# Records for the task:
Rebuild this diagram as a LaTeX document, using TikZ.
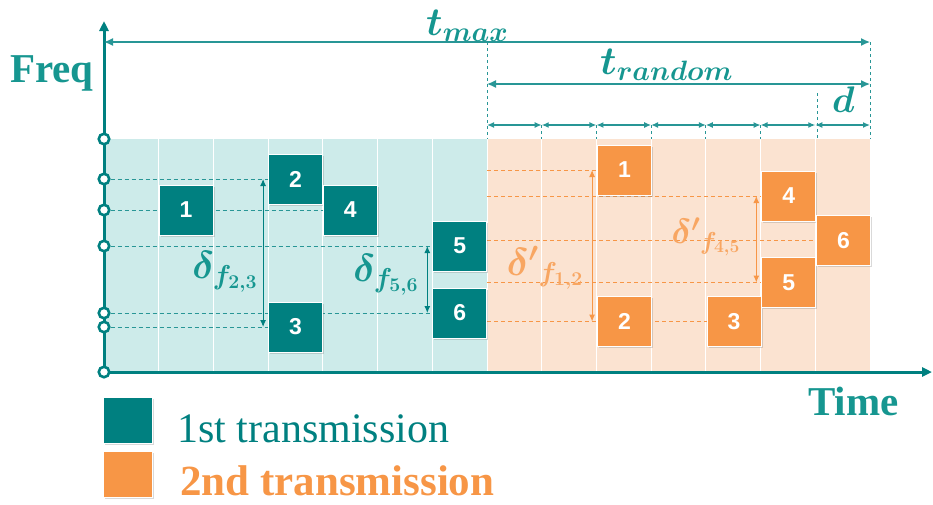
\RequirePackage{fix-cm}
\documentclass[tikz,border=0pt]{standalone}
\usepackage{amsmath}
\usepackage{fontspec}
\setmainfont{Liberation Serif}
\newfontfamily\boxfont{Liberation Sans}
\usetikzlibrary{arrows.meta,shadows,backgrounds}
\definecolor{tealbox}{RGB}{0,128,128}
\definecolor{tealtxt}{RGB}{22,150,144}
\definecolor{tealline}{RGB}{40,150,150}
\definecolor{tealbg}{RGB}{205,235,234}
\definecolor{orangebox}{RGB}{247,150,70}
\definecolor{orangebg}{RGB}{251,227,209}
\newcommand{\fsz}[1]{\fontsize{#1}{#1}\selectfont}
\tikzset{
  txbox/.style={draw=white, line width=0.8pt, minimum width=54pt, minimum height=50pt,
    inner sep=0pt, text=white, font=\boxfont\bfseries\fsz{23},
    drop shadow={opacity=0.3, shadow xshift=1.5pt, shadow yshift=-1.5pt}},
  first/.style={txbox, fill=tealbox},
  second/.style={txbox, fill=orangebox},
  level/.style={circle, draw=tealbox, fill=white, line width=2.6pt, inner sep=0pt, minimum size=10.5pt},
  axis/.style={tealbox, line width=3pt, -{Triangle[length=10pt,width=9pt]}},
  dim/.style={tealline, line width=1.3pt, {Latex[length=9pt,width=8pt]}-{Latex[length=9pt,width=8pt]}},
  dimsmall/.style={tealline, line width=1.3pt, {Latex[length=7pt,width=6pt]}-{Latex[length=7pt,width=6pt]}},
  tick/.style={tealline, line width=1pt, dashed},
  tealdash/.style={tealline, line width=0.9pt, dash pattern=on 4pt off 3pt},
  orangedash/.style={orangebox, line width=0.9pt, dash pattern=on 4pt off 3pt},
  darr/.style={line width=1pt, {Latex[length=7pt,width=6pt]}-{Latex[length=7pt,width=6pt]}},
  mlbl/.style={inner sep=0pt, text=tealtxt},
}

\begin{document}
\begin{tikzpicture}[x=1pt, y=-1pt]
  \useasboundingbox (0,0) rectangle (933,504);

  \coordinate (org) at (104,372);
  \coordinate (ytip) at (104,21);
  \coordinate (xtip) at (932,372);
  \coordinate (tl) at (104,42);
  \coordinate (tm) at (487,42);
  \coordinate (tr) at (870,42);
  \coordinate (rl) at (487,84);
  \coordinate (rr) at (870,84);
  \coordinate (dtop) at (817,93);
  \foreach \i in {0,...,7} \coordinate (s\i) at ({487+54.714*\i},125);

  \draw[axis] (org) -- (ytip);
  \draw[axis] (org) -- (xtip);
  \foreach \n/\y in {c0/139, y2/179, y14/210, y5/246, y6/313, y3/327, c7/372}
    \node[level] (\n) at (104,\y) {};

  \node[first] (a1) at (186,210) {1};
  \node[first] (a2) at (295.5,179) {2};
  \node[first] (a3) at (295.5,327) {3};
  \node[first] (a4) at (350.3,210) {4};
  \node[first] (a5) at (459.7,246) {5};
  \node[first] (a6) at (459.7,313) {6};

  \node[second] (b1) at (624.5,170) {1};
  \node[second] (b2) at (624.5,321.5) {2};
  \node[second] (b3) at (734,321.5) {3};
  \node[second] (b4) at (788.7,196) {4};
  \node[second] (b5) at (788.7,282.5) {5};
  \node[second] (b6) at (843.4,240.5) {6};

  \begin{scope}[on background layer]
    \fill[tealbg] (104,139) rectangle (487,371);
    \fill[orangebg] (487,139) rectangle (870,371);
    \foreach \x in {1,...,13}
      \draw[white, line width=1pt] ({104+54.714*\x},139) -- ++(0,232);
    \foreach \n/\b in {y2/a2, y14/a4, y5/a5, y6/a6, y3/a3}
      \draw[tealdash] (\n) -- (\b);
    \foreach \b in {b1,b4,b6,b5,b3}
      \draw[orangedash] (\b -| tm) -- (\b);
  \end{scope}

  \draw[dim] (tl) -- (tr);
  \draw[dim] (rl) -- (rr);
  \foreach \i [evaluate=\i as \j using int(\i+1)] in {0,...,6}
    \draw[dimsmall] (s\i) -- (s\j);
  \draw[tick] (tm) -- (tm |- c0);
  \draw[tick] (tr) -- (tr |- c0);
  \draw[tick] (dtop) -- (dtop |- c0);
  \foreach \i in {1,...,5} \draw[tick] (s\i) -- (s\i |- c0);

  \draw[darr, tealbox] ([xshift=-5pt]a2.west) -- ([xshift=-5pt]a3.west);
  \draw[darr, tealbox] ([xshift=-5pt]a5.west) -- ([xshift=-5pt]a6.west);
  \draw[darr, orangebox] ([xshift=-5pt]b1.west) -- ([xshift=-5pt]b2.west);
  \draw[darr, orangebox] ([xshift=-5pt]b4.west) -- ([xshift=-5pt]b5.west);

  \node[mlbl, anchor=base west, font=\fsz{40}\boldmath] (tmax) at (426,35) {$t_{max}$};
  \node[mlbl, anchor=base west, font=\fsz{40}\boldmath] (trand) at (600,74) {$t_{random}$};
  \node[mlbl, anchor=base west, font=\fsz{37}\boldmath] (dlbl) at (832,112) {$d$};
  \node[mlbl, font=\fsz{39}\boldmath] (d23) at (225,272) {$\delta_{f_{2,3}}$};
  \node[mlbl, font=\fsz{39}\boldmath] (d56) at (386,275) {$\delta_{f_{5,6}}$};
  \node[mlbl, text=orangebox!85!white, font=\fsz{39}\boldmath] (e12) at (545,268) {${\delta'}_{f_{1,2}}$};
  \node[mlbl, text=orangebox!85!white, font=\fsz{35}\boldmath] (e45) at (706,237) {${\delta'}_{f_{4,5}}$};

  \node[anchor=base west, inner sep=0pt, text=tealtxt, font=\bfseries\fsz{41}] (freq) at (10,82) {Freq};
  \node[anchor=base west, inner sep=0pt, text=tealtxt, font=\bfseries\fsz{41}] (time) at (808,415) {Time};

  \node[first, minimum width=49pt, minimum height=46pt] (k1) at (127.5,420) {};
  \node[second, minimum width=49pt, minimum height=46pt] (k2) at (127.5,474.5) {};
  \node[anchor=base west, inner sep=0pt, text=tealbox, font=\fsz{42}] (l1) at (177,442) {1st transmission};
  \node[anchor=base west, inner sep=0pt, text depth=0pt, text=orangebox, font=\bfseries\fsz{43}] (l2) at (180,495) {2nd transmission};
\end{tikzpicture}
\end{document}
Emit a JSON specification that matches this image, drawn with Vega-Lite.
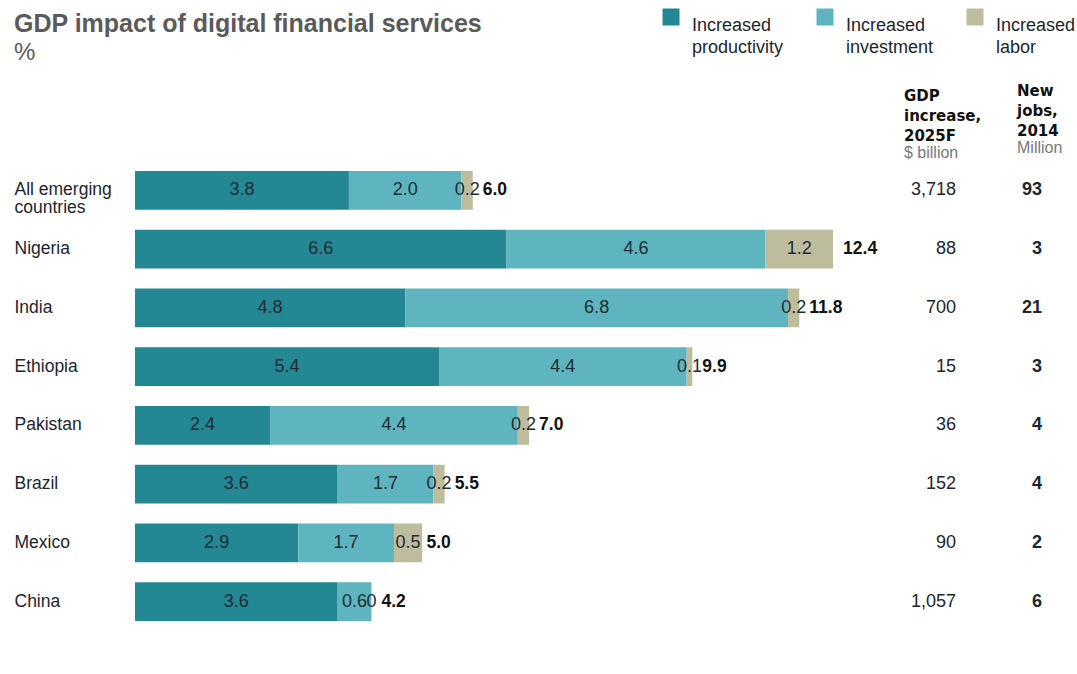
{
  "$schema": "https://vega.github.io/schema/vega-lite/v6.json",
  "background": "white",
  "padding": {"left": 14, "top": 8, "right": 0, "bottom": 5},
  "bounds": "flush",
  "spacing": 9,
  "title": {
    "text": "GDP impact of digital financial services",
    "subtitle": "%",
    "anchor": "start",
    "frame": "bounds",
    "font": "Liberation Sans",
    "fontSize": 25,
    "fontWeight": "bold",
    "color": "#5a5a5a",
    "subtitleFont": "Liberation Sans",
    "subtitleFontSize": 24,
    "subtitleColor": "#5a5a5a",
    "subtitlePadding": 4,
    "offset": -57
  },
  "config": {"view": {"stroke": null}, "font": "Liberation Sans", "style": {"guide-label": {"lineHeight": 22}}},
  "datasets": {
    "segments": [
      {"country": "All emerging countries", "component": "Increased productivity", "ord": 1, "value": 3.8},
      {"country": "All emerging countries", "component": "Increased investment", "ord": 2, "value": 2.0},
      {"country": "All emerging countries", "component": "Increased labor", "ord": 3, "value": 0.2},
      {"country": "Nigeria", "component": "Increased productivity", "ord": 1, "value": 6.6},
      {"country": "Nigeria", "component": "Increased investment", "ord": 2, "value": 4.6},
      {"country": "Nigeria", "component": "Increased labor", "ord": 3, "value": 1.2},
      {"country": "India", "component": "Increased productivity", "ord": 1, "value": 4.8},
      {"country": "India", "component": "Increased investment", "ord": 2, "value": 6.8},
      {"country": "India", "component": "Increased labor", "ord": 3, "value": 0.2},
      {"country": "Ethiopia", "component": "Increased productivity", "ord": 1, "value": 5.4},
      {"country": "Ethiopia", "component": "Increased investment", "ord": 2, "value": 4.4},
      {"country": "Ethiopia", "component": "Increased labor", "ord": 3, "value": 0.1},
      {"country": "Pakistan", "component": "Increased productivity", "ord": 1, "value": 2.4},
      {"country": "Pakistan", "component": "Increased investment", "ord": 2, "value": 4.4},
      {"country": "Pakistan", "component": "Increased labor", "ord": 3, "value": 0.2},
      {"country": "Brazil", "component": "Increased productivity", "ord": 1, "value": 3.6},
      {"country": "Brazil", "component": "Increased investment", "ord": 2, "value": 1.7},
      {"country": "Brazil", "component": "Increased labor", "ord": 3, "value": 0.2},
      {"country": "Mexico", "component": "Increased productivity", "ord": 1, "value": 2.9},
      {"country": "Mexico", "component": "Increased investment", "ord": 2, "value": 1.7},
      {"country": "Mexico", "component": "Increased labor", "ord": 3, "value": 0.5},
      {"country": "China", "component": "Increased productivity", "ord": 1, "value": 3.6},
      {"country": "China", "component": "Increased investment", "ord": 2, "value": 0.6},
      {"country": "China", "component": "Increased labor", "ord": 3, "value": 0}
    ],
    "countries": [
      {"country": "All emerging countries", "total": 6.0, "gdp": 3718, "jobs": 93},
      {"country": "Nigeria", "total": 12.4, "gdp": 88, "jobs": 3},
      {"country": "India", "total": 11.8, "gdp": 700, "jobs": 21},
      {"country": "Ethiopia", "total": 9.9, "gdp": 15, "jobs": 3},
      {"country": "Pakistan", "total": 7.0, "gdp": 36, "jobs": 4},
      {"country": "Brazil", "total": 5.5, "gdp": 152, "jobs": 4},
      {"country": "Mexico", "total": 5.0, "gdp": 90, "jobs": 2},
      {"country": "China", "total": 4.2, "gdp": 1057, "jobs": 6}
    ]
  },
  "hconcat": [
    {
      "width": 760,
      "height": 470,
      "layer": [
        {
          "data": {"name": "segments"},
          "mark": {"type": "bar"},
          "encoding": {
            "y": {
              "field": "country", "type": "nominal",
              "sort": ["All emerging countries", "Nigeria", "India", "Ethiopia", "Pakistan", "Brazil", "Mexico", "China"],
              "scale": {"paddingInner": 0.34, "paddingOuter": 0.17},
              "axis": {
                "title": null, "domain": false, "ticks": false,
                "labelAlign": "left", "labelPadding": 121, "labelFontSize": 17.5,
                "labelFont": "Liberation Sans", "labelColor": "#1c2530", "labelLimit": 200,
                "labelLineHeight": 18,
                "labelExpr": "datum.value == 'All emerging countries' ? ['All emerging', 'countries'] : datum.value"
              }
            },
            "x": {"field": "value", "type": "quantitative", "stack": "zero",
                  "scale": {"domain": [0, 13.5], "nice": false, "zero": true}, "axis": null},
            "color": {
              "field": "component", "type": "nominal",
              "scale": {"domain": ["Increased productivity", "Increased investment", "Increased labor"],
                        "range": ["#238893", "#5eb5bf", "#bdbd9d"]},
              "legend": {
                "title": null, "orient": "none", "direction": "horizontal",
                "legendX": 527, "legendY": -153,
                "symbolType": "square", "symbolSize": 289, "symbolStrokeWidth": 0, "symbolOpacity": 1,
                "labelFont": "Liberation Sans", "labelFontSize": 18, "labelColor": "#1c2530",
                "labelExpr": "split(datum.label, ' ')", "labelLimit": 300,
                "labelOffset": 12, "columnPadding": 32, "labelBaseline": "top"
              }
            },
            "order": {"field": "ord"}
          }
        },
        {
          "data": {"name": "segments"},
          "mark": {"type": "text", "fontSize": 18, "color": "#1d2b33", "font": "Liberation Sans"},
          "encoding": {
            "y": {"field": "country", "type": "nominal",
                  "sort": ["All emerging countries", "Nigeria", "India", "Ethiopia", "Pakistan", "Brazil", "Mexico", "China"]},
            "x": {"field": "value", "type": "quantitative", "stack": "zero", "bandPosition": 0.5},
            "detail": {"field": "component"},
            "order": {"field": "ord"},
            "text": {"condition": {"test": "datum.value == 0", "value": "0"}, "field": "value", "type": "quantitative", "format": ".1f"}
          }
        },
        {
          "data": {"name": "countries"},
          "mark": {"type": "text", "align": "left", "dx": 10, "fontSize": 17.5, "fontWeight": "bold", "color": "#111111", "font": "Liberation Sans"},
          "encoding": {
            "y": {"field": "country", "type": "nominal",
                  "sort": ["All emerging countries", "Nigeria", "India", "Ethiopia", "Pakistan", "Brazil", "Mexico", "China"]},
            "x": {"field": "total", "type": "quantitative"},
            "text": {"field": "total", "type": "quantitative", "format": ".1f"}
          }
        }
      ]
    },
    {
      "width": 104,
      "height": 470,
      "title": {
        "text": ["GDP", "increase,", "2025F"],
        "subtitle": "$ billion",
        "anchor": "start", "font": "DejaVu Sans", "fontSize": 15, "fontWeight": "bold",
        "color": "#111111", "lineHeight": 20,
        "subtitleFont": "Liberation Sans", "subtitleFontSize": 16, "subtitleColor": "#777777",
        "subtitlePadding": 1, "offset": 0
      },
      "data": {"name": "countries"},
      "mark": {"type": "text", "align": "right", "fontSize": 18, "color": "#1c2530", "font": "Liberation Sans"},
      "encoding": {
        "y": {"field": "country", "type": "nominal",
              "sort": ["All emerging countries", "Nigeria", "India", "Ethiopia", "Pakistan", "Brazil", "Mexico", "China"],
              "scale": {"paddingInner": 0.34, "paddingOuter": 0.17}, "axis": null},
        "text": {"field": "gdp", "type": "quantitative", "format": ","}
      }
    },
    {
      "width": 50,
      "height": 470,
      "title": {
        "text": ["New", "jobs,", "2014"],
        "subtitle": "Million",
        "anchor": "start", "font": "DejaVu Sans", "fontSize": 15, "fontWeight": "bold",
        "color": "#111111", "lineHeight": 20,
        "subtitleFont": "Liberation Sans", "subtitleFontSize": 16, "subtitleColor": "#777777",
        "subtitlePadding": 1, "offset": 5
      },
      "data": {"name": "countries"},
      "mark": {"type": "text", "align": "right", "fontSize": 18, "fontWeight": "bold", "color": "#1c2530", "font": "Liberation Sans"},
      "encoding": {
        "y": {"field": "country", "type": "nominal",
              "sort": ["All emerging countries", "Nigeria", "India", "Ethiopia", "Pakistan", "Brazil", "Mexico", "China"],
              "scale": {"paddingInner": 0.34, "paddingOuter": 0.17}, "axis": null},
        "text": {"field": "jobs", "type": "quantitative"}
      }
    }
  ]
}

# Stated goal:
Find "this". Copy every line it occurs in.

# Finished answer:
Rebuild this diagram as a LaTeX document, using TikZ.
Emit a JSON specification that matches this image, drawn with Vega-Lite.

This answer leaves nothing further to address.